Goal: All records are to be retyped faithfully and completely.

***** Record excerpts

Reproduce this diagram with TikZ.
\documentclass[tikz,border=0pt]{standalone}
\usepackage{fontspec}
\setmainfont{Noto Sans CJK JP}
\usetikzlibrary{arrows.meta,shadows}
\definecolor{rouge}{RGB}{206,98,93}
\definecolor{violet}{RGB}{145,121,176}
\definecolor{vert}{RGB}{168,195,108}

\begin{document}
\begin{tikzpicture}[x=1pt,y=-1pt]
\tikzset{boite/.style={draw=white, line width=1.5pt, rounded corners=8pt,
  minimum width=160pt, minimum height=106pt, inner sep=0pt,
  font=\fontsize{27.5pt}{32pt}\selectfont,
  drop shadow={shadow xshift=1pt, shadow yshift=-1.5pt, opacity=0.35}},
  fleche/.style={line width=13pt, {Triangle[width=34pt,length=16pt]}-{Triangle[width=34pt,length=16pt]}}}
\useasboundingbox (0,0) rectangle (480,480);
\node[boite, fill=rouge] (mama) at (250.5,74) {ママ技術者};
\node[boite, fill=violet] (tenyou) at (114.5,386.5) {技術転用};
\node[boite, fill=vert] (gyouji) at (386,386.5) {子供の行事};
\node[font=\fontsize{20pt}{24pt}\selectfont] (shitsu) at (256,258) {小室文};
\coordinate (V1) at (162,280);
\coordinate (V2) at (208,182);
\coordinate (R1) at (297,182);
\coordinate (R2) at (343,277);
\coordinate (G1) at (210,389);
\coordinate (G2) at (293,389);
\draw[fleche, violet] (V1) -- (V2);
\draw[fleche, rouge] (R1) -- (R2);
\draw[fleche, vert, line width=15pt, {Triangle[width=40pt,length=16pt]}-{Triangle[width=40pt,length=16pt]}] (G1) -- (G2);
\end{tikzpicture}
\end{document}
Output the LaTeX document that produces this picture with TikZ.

**********

Finished exercise:
Reproduce this diagram with TikZ.
\documentclass[tikz,border=0pt]{standalone}
\usepackage{fontspec}
\setmainfont{Noto Sans CJK JP}
\usetikzlibrary{arrows.meta,shadows}
\definecolor{rouge}{RGB}{206,98,93}
\definecolor{violet}{RGB}{145,121,176}
\definecolor{vert}{RGB}{168,195,108}

\begin{document}
\begin{tikzpicture}[x=1pt,y=-1pt]
\tikzset{boite/.style={draw=white, line width=1.5pt, rounded corners=8pt,
  minimum width=160pt, minimum height=106pt, inner sep=0pt,
  font=\fontsize{27.5pt}{32pt}\selectfont,
  drop shadow={shadow xshift=1pt, shadow yshift=-1.5pt, opacity=0.35}},
  fleche/.style={line width=13pt, {Triangle[width=34pt,length=16pt]}-{Triangle[width=34pt,length=16pt]}}}
\useasboundingbox (0,0) rectangle (480,480);
\node[boite, fill=rouge] (mama) at (250.5,74) {ママ技術者};
\node[boite, fill=violet] (tenyou) at (114.5,386.5) {技術転用};
\node[boite, fill=vert] (gyouji) at (386,386.5) {子供の行事};
\node[font=\fontsize{20pt}{24pt}\selectfont] (shitsu) at (256,258) {小室文};
\coordinate (V1) at (162,280);
\coordinate (V2) at (208,182);
\coordinate (R1) at (297,182);
\coordinate (R2) at (343,277);
\coordinate (G1) at (210,389);
\coordinate (G2) at (293,389);
\draw[fleche, violet] (V1) -- (V2);
\draw[fleche, rouge] (R1) -- (R2);
\draw[fleche, vert, line width=15pt, {Triangle[width=40pt,length=16pt]}-{Triangle[width=40pt,length=16pt]}] (G1) -- (G2);
\end{tikzpicture}
\end{document}
Output the LaTeX document that produces this picture with TikZ.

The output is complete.